Steven Lohr, writing in the New York Times (republished in the International Herald Tribune), discusses the wider impact on the technology industry:
The industry, according to IBMs Irving Wladawsky-Berger, a strategy executive at International Business Machines Corp., has entered “the post-technology era.” It is not that technology itself no longer matters, he said; but steady advances in chips, disk storage and software mean that the focus is no longer on the technology itself – with its arcane language of processing speeds and gigabytes – but on what people and companies can do with it.
As a result, industry executives and analysts say, the balance of power is shifting away from technology suppliers and toward their corporate customers. At the same time, the use of lower-cost building blocks of computer hardware and software is spreading, making it easier for companies and individuals to share data and work together using industry standards rather than remain dependent on one or two key suppliers.
These trends, they say, point to increased pressure on prices and profits for most technology companies, a good deal for corporate customers and a very tricky time for investors.
Most corporate executives say there is a lot they can do now with technology to give themselves an edge. Glen Salow, chief information officer of American Express Co., sees the recent trends in the industry as working to his advantage.

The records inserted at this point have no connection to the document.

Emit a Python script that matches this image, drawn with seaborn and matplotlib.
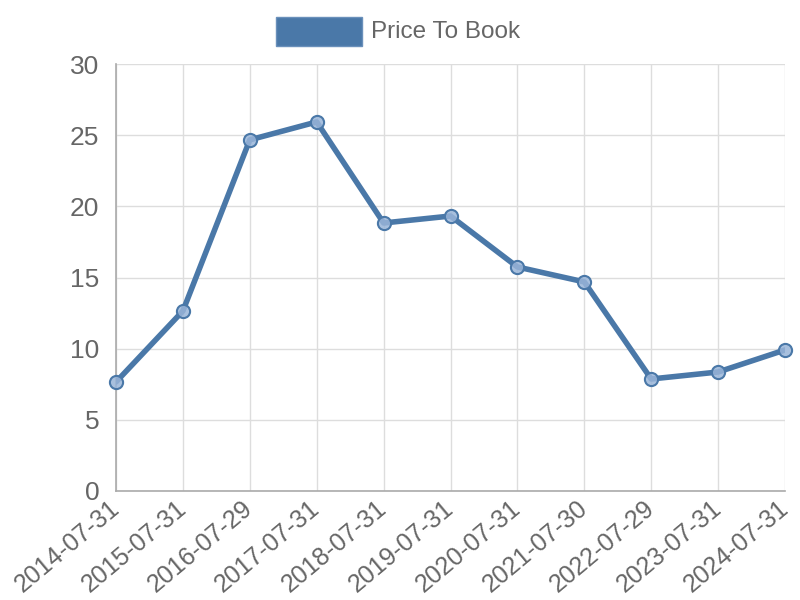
import pandas as pd
import seaborn as sns
import matplotlib.pyplot as plt

dates = ["2014-07-31", "2015-07-31", "2016-07-29", "2017-07-31", "2018-07-31", "2019-07-31",
         "2020-07-31", "2021-07-30", "2022-07-29", "2023-07-31", "2024-07-31"]
price_to_book = [7.66, 12.65, 24.67, 25.93, 18.83, 19.32, 15.74, 14.69, 7.87, 8.36, 9.91]

df = pd.DataFrame({"Date": dates, "Price To Book": price_to_book})
df["x"] = range(len(df))

sns.set_style("white")
plt.rcParams["font.family"] = ["Liberation Sans", "DejaVu Sans"]

line_color = "#4a78a8"
grid_color = "#dddddd"
text_color = "#666666"

fig = plt.figure(figsize=(8, 6), dpi=100)
ax = fig.add_axes([116 / 800, 1 - 491 / 600, (785 - 116) / 800, (491 - 64) / 600])

sns.lineplot(data=df, x="x", y="Price To Book", ax=ax, color=line_color, linewidth=4,
             label="Price To Book", legend=False, zorder=3)
ax.scatter(df["x"], df["Price To Book"], s=90, facecolor=(0.6, 0.71, 0.85, 0.85),
           edgecolor=line_color, linewidth=1.5, zorder=4, clip_on=False)

ax.set_xlim(0, len(df) - 1)
ax.set_ylim(0, 30)
ax.set_xticks(df["x"])
ax.set_xticklabels(df["Date"], rotation=40, ha="right", va="center", rotation_mode="anchor")
ax.set_yticks(range(0, 31, 5))
ax.grid(True, color=grid_color, linewidth=1)
ax.tick_params(axis="both", length=8, color=grid_color, labelcolor=text_color)
ax.tick_params(axis="y", labelsize=19, pad=4)
ax.tick_params(axis="x", labelsize=18, pad=2)
ax.set_xlabel("")
ax.set_ylabel("")
for side in ["top", "right"]:
    ax.spines[side].set_visible(False)
for side in ["left", "bottom"]:
    ax.spines[side].set_color("#aaaaaa")
    ax.spines[side].set_linewidth(1.2)

# legend box in chart.js style
fig.patches.append(plt.Rectangle((276 / 800, 1 - 46 / 600), 86 / 800, 29 / 600,
                                 transform=fig.transFigure, facecolor=line_color,
                                 edgecolor="#6a90bb", linewidth=1))
fig.text(371 / 800, 1 - 32 / 600, "Price To Book", fontsize=17.5, color=text_color,
         va="center", ha="left")

fig.savefig("out.png", dpi=100)
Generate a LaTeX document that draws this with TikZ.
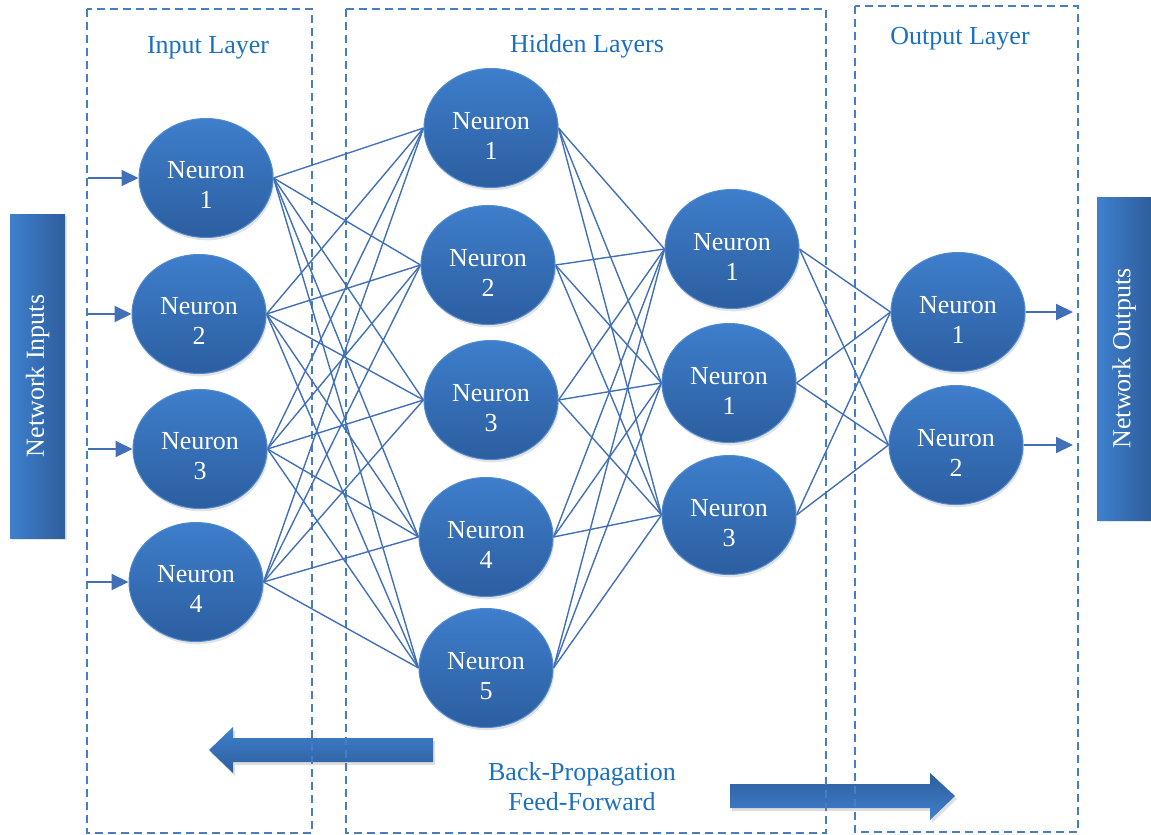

First, he said, the hard times in the technology business have increasingly meant that big corporate customers hold the upper hand in their dealings with suppliers. That shift, Salow said, has given him not only more bargaining power on price but also more influence in the development of products and services.
With their new power, customers are also pressing for greater flexibility in how they buy computing resources, including paying only for as much product as they use, as if they were buying electricity.
The widespread use of software standards, Salow said, enables the thousands of internal programmers at American Express to build applications almost as if snapping together Lego blocks, reducing the amount of code that has to be written by hand. A result, he said, is that the software for, say, a new credit card offering or a fraud-detection feature can be built and put in use in about two weeks; five years ago, this might have taken six months.
“It all frees you up to take more gambles because each risk is not so costly and you can move a lot faster,” Salow said.
The push toward utility computing, according to Wladawsky-Berger of IBM, fits neatly into his concept of a post-technology era.
“In the last few years,” he said, “the underlying components have become so powerful, reliable and inexpensive that you don’t have to worry so much about the underlying engine, and you can move up to higher-level concerns.”
IT and Business Results
The central issue is not technological innovation, as Carr believes, but whether firms can convert IT investments into business results. Innovation alone has never made firms successful. Carr concedes the point when he observes that enterprises investing the most in IT don’t turn in the best performances (we’ve known this for years). Companies that use IT to create business value have integrated business and technology leadership, management discipline, sound processes, and a focus on making the enterprise more effective.
But Carr is also wrong when he contends that IT innovation is winding down. Innovation through electronically enabled services, processes and products has only just begun, and CIOs still need to lead the enterprise forward with risk-managed innovation. Carr goes wrong by equating IT with hardware and networks; rather, the essence of IT is information. Successful firms will use information and IT intelligently and in new ways to solve business problems and create customer value. IT will increase the speed, scale and cost-effectiveness of doing business. So if you want to gain a competitive advantage from IT, focus on two things: first, what the computer conveys and processes the information on customers, suppliers and processes that remains underused and poorly managed and second, better governance between the business and IT sides. With this focus, you can assess IT risks well, and you can execute on good IT investments, whether innovative or otherwise.
Manage costs and risks carefully.
Integrate business and technology planning and execution.
Design IT governance so that business and technology executives share critical decisions and accountabilities.
Ensure transparency about who has the power to make decisions and who has accountability.
Reinforce the importance of collaborative behavior.
Continue building on IT-enabled productivity improvements.
Direct new IT investments toward pre-sale, selling and other business processes largely untouched by IT so far.